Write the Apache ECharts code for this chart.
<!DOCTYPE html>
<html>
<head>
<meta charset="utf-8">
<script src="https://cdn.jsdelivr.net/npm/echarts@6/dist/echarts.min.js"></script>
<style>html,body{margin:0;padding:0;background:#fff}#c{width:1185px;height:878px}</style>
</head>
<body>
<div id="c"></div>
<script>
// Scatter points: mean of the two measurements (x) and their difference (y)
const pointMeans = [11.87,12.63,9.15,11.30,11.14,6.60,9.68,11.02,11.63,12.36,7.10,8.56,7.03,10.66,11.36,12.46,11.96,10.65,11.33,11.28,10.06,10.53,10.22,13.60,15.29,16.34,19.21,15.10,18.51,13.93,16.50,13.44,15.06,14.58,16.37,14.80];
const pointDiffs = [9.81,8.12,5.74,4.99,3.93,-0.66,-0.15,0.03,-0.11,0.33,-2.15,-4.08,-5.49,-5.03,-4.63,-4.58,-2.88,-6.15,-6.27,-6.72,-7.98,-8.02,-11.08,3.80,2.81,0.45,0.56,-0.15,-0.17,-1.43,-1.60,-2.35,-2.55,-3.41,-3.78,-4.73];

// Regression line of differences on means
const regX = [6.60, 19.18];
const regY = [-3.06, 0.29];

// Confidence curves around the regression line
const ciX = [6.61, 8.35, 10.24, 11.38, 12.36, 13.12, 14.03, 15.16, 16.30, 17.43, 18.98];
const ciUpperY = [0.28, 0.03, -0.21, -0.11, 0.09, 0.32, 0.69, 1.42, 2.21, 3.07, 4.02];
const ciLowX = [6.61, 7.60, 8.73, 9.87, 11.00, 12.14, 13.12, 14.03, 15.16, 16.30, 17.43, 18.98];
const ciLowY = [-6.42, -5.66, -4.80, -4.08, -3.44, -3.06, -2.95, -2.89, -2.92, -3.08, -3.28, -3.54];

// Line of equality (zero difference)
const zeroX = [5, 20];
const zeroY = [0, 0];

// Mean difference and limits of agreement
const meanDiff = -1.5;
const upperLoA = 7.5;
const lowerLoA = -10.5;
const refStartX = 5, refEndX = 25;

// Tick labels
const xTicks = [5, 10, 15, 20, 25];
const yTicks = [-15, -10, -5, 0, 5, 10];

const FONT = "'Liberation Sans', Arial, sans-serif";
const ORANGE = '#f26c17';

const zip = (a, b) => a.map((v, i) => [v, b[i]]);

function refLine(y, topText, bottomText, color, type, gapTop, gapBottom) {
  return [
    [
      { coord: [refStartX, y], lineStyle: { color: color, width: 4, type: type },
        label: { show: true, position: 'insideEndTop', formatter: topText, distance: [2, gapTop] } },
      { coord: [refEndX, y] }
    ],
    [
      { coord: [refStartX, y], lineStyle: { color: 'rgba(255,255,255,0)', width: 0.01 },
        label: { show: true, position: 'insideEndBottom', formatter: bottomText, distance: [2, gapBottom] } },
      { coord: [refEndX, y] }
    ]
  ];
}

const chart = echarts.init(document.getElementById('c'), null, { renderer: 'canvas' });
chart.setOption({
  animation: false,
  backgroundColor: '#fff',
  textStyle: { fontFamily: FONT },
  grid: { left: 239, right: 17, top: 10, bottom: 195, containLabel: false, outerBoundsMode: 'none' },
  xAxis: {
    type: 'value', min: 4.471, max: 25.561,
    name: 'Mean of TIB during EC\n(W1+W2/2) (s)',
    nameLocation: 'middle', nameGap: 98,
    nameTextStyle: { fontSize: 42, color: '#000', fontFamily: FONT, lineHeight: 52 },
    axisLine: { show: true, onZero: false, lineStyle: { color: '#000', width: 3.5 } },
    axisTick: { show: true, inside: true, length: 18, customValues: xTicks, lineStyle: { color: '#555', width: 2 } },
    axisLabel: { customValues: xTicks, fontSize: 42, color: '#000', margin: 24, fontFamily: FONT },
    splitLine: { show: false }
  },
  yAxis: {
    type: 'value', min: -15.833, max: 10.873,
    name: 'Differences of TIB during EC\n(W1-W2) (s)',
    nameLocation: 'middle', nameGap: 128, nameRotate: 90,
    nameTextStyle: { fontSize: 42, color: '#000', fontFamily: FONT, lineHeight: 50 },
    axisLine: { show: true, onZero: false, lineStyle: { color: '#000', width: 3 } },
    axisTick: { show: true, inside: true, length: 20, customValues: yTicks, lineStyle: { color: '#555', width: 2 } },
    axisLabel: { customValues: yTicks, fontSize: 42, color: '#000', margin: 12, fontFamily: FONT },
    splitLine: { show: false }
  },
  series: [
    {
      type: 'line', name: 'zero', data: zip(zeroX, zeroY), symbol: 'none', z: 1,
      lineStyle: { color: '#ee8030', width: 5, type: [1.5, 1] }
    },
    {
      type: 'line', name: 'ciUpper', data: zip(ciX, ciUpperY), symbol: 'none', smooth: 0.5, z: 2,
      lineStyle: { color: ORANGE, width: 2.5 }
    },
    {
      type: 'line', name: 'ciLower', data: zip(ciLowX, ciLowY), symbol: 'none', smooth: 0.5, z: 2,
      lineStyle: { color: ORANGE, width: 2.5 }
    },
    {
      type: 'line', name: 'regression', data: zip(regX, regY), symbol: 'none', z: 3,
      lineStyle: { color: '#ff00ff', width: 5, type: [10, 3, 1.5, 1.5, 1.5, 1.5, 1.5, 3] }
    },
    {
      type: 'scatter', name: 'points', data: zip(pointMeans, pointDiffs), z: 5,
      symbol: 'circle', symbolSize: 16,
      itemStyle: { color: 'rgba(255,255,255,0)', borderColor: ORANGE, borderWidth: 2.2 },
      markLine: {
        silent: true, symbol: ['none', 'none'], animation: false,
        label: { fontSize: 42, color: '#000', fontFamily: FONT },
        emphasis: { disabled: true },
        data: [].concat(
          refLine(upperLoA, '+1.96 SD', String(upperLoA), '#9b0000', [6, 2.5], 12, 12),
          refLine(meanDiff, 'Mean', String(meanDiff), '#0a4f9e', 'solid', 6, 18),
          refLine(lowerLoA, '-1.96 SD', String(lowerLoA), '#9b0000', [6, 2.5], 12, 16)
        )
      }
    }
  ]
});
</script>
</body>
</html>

## [Directions for this task]
Return exactly the leading lines of the listing, stopping after the line in which "const regY = [-3.06, 0.29];" occurs.

## [Correct response]
Write the Apache ECharts code for this chart.
<!DOCTYPE html>
<html>
<head>
<meta charset="utf-8">
<script src="https://cdn.jsdelivr.net/npm/echarts@6/dist/echarts.min.js"></script>
<style>html,body{margin:0;padding:0;background:#fff}#c{width:1185px;height:878px}</style>
</head>
<body>
<div id="c"></div>
<script>
// Scatter points: mean of the two measurements (x) and their difference (y)
const pointMeans = [11.87,12.63,9.15,11.30,11.14,6.60,9.68,11.02,11.63,12.36,7.10,8.56,7.03,10.66,11.36,12.46,11.96,10.65,11.33,11.28,10.06,10.53,10.22,13.60,15.29,16.34,19.21,15.10,18.51,13.93,16.50,13.44,15.06,14.58,16.37,14.80];
const pointDiffs = [9.81,8.12,5.74,4.99,3.93,-0.66,-0.15,0.03,-0.11,0.33,-2.15,-4.08,-5.49,-5.03,-4.63,-4.58,-2.88,-6.15,-6.27,-6.72,-7.98,-8.02,-11.08,3.80,2.81,0.45,0.56,-0.15,-0.17,-1.43,-1.60,-2.35,-2.55,-3.41,-3.78,-4.73];

// Regression line of differences on means
const regX = [6.60, 19.18];
const regY = [-3.06, 0.29];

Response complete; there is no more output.